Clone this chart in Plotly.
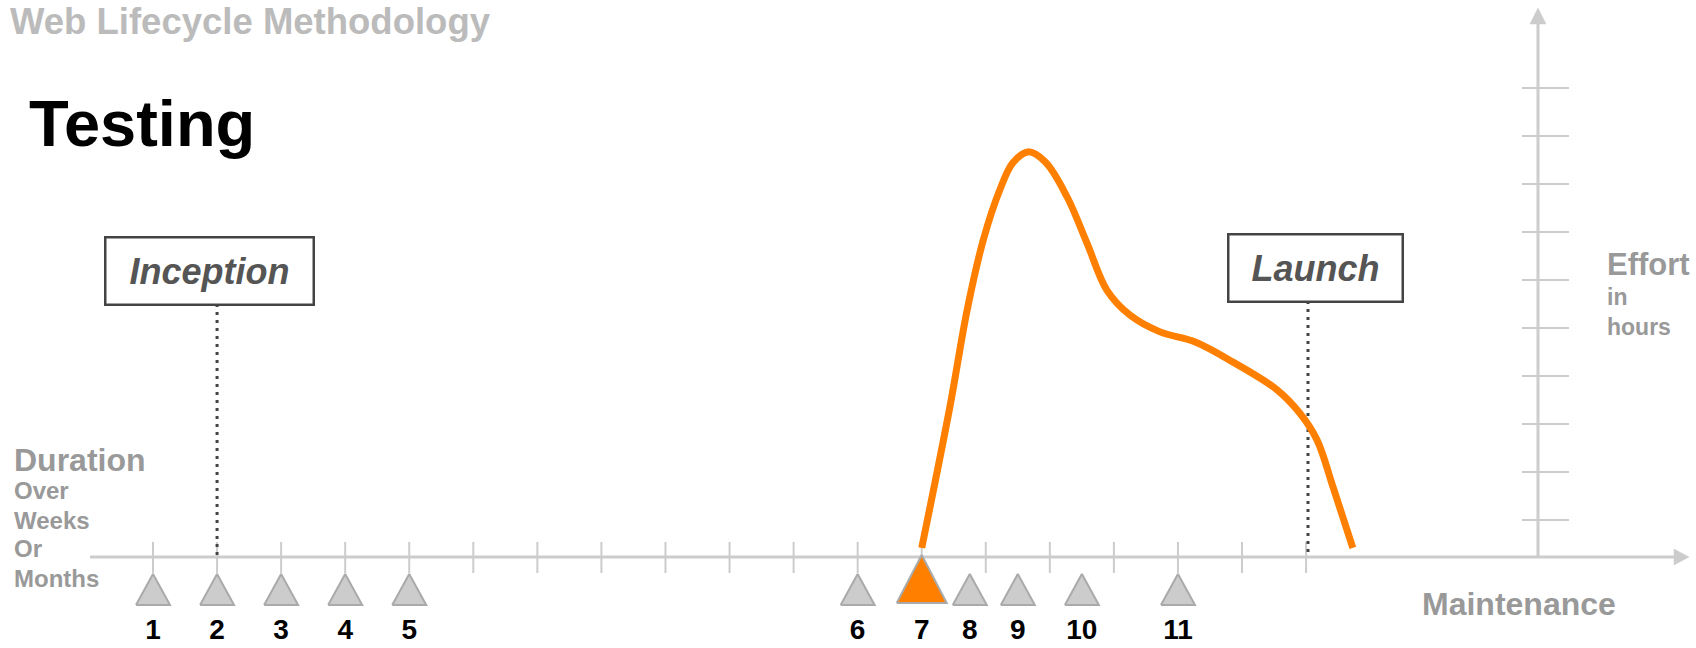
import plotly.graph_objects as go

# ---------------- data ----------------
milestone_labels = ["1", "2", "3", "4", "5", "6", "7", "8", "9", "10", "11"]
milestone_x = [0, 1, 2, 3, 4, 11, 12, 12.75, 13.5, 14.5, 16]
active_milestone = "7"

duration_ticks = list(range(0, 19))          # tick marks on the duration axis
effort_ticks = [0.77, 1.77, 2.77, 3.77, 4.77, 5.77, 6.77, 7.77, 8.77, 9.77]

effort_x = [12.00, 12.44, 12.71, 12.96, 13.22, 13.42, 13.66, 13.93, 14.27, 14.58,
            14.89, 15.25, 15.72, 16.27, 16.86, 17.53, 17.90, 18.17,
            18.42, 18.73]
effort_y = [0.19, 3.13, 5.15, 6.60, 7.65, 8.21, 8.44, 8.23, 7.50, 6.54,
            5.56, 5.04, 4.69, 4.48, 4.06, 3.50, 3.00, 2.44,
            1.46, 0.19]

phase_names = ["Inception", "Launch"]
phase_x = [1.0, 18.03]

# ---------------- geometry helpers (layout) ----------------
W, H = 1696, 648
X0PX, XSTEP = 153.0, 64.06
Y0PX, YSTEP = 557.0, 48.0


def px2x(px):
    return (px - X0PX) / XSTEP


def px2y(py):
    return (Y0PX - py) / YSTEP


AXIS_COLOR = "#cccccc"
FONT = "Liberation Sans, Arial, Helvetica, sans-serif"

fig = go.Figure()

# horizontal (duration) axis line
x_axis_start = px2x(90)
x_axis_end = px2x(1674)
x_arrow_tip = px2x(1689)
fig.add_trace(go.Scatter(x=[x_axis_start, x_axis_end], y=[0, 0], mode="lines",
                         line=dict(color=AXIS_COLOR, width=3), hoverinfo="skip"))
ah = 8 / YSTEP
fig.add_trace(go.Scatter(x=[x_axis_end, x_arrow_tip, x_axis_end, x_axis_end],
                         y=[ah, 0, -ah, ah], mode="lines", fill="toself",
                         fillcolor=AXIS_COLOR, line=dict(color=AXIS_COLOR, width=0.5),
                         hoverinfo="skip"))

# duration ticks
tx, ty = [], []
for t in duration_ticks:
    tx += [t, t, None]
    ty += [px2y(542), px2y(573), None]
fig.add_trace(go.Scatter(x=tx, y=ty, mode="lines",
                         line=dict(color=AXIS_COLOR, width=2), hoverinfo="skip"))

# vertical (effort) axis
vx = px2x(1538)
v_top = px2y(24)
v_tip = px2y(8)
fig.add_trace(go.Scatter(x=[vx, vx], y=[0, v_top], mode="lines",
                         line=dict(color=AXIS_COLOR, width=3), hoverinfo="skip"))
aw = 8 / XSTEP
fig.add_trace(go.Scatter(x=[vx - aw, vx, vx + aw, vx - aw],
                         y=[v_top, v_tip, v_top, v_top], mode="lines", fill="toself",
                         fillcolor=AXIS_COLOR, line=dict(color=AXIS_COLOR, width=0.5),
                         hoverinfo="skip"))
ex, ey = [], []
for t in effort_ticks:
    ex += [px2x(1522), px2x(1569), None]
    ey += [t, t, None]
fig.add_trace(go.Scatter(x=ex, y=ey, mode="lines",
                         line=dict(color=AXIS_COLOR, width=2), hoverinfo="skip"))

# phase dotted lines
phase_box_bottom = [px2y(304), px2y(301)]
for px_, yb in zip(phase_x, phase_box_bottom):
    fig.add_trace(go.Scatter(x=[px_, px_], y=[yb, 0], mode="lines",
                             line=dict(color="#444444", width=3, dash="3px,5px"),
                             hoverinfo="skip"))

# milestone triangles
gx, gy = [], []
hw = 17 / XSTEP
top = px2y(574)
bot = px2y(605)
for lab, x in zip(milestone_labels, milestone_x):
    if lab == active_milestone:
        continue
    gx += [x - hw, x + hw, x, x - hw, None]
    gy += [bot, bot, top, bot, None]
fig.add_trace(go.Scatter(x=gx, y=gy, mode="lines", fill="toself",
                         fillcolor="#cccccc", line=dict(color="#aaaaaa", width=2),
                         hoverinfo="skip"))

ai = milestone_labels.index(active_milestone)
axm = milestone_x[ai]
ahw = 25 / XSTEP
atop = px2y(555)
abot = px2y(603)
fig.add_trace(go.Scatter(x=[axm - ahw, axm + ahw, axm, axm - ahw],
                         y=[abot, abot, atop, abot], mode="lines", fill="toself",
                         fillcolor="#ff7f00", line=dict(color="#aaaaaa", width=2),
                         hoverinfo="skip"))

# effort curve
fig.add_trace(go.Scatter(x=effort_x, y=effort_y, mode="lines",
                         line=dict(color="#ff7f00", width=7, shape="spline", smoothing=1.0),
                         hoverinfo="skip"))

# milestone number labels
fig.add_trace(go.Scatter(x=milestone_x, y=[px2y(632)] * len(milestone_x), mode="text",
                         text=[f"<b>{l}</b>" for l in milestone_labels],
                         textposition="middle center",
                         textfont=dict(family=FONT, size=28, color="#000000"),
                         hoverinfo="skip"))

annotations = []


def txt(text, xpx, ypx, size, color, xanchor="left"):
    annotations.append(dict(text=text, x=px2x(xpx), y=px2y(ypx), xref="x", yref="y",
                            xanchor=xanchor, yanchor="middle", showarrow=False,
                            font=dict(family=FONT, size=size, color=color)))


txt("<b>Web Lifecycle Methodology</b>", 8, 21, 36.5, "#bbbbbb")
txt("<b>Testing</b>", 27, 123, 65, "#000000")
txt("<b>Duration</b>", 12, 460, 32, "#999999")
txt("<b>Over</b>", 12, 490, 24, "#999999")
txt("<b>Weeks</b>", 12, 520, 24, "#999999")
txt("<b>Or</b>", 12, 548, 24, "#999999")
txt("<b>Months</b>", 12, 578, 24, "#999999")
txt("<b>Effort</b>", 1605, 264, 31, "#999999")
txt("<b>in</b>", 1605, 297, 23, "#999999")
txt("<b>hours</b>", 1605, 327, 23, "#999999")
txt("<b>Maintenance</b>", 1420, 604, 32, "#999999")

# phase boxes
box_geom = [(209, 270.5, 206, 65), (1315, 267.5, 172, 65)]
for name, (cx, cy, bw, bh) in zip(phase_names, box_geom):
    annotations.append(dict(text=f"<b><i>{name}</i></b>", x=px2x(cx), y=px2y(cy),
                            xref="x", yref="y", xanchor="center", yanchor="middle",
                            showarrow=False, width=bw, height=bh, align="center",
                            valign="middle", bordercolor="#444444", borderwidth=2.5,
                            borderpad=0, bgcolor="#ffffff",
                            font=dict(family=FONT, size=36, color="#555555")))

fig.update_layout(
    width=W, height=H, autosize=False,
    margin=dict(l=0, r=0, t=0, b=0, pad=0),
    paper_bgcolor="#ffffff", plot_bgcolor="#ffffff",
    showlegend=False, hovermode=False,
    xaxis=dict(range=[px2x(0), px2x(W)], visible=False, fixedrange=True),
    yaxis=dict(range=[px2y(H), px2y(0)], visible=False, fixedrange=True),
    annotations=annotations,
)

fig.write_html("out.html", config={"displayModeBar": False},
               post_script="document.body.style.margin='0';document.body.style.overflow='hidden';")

Aim: Would you reproduce the lines above, from the very first through the line containing "7.77, 8.77, 9.77]", exactly and without the pictures?

Task answer:
Clone this chart in Plotly.
import plotly.graph_objects as go

# ---------------- data ----------------
milestone_labels = ["1", "2", "3", "4", "5", "6", "7", "8", "9", "10", "11"]
milestone_x = [0, 1, 2, 3, 4, 11, 12, 12.75, 13.5, 14.5, 16]
active_milestone = "7"

duration_ticks = list(range(0, 19))          # tick marks on the duration axis
effort_ticks = [0.77, 1.77, 2.77, 3.77, 4.77, 5.77, 6.77, 7.77, 8.77, 9.77]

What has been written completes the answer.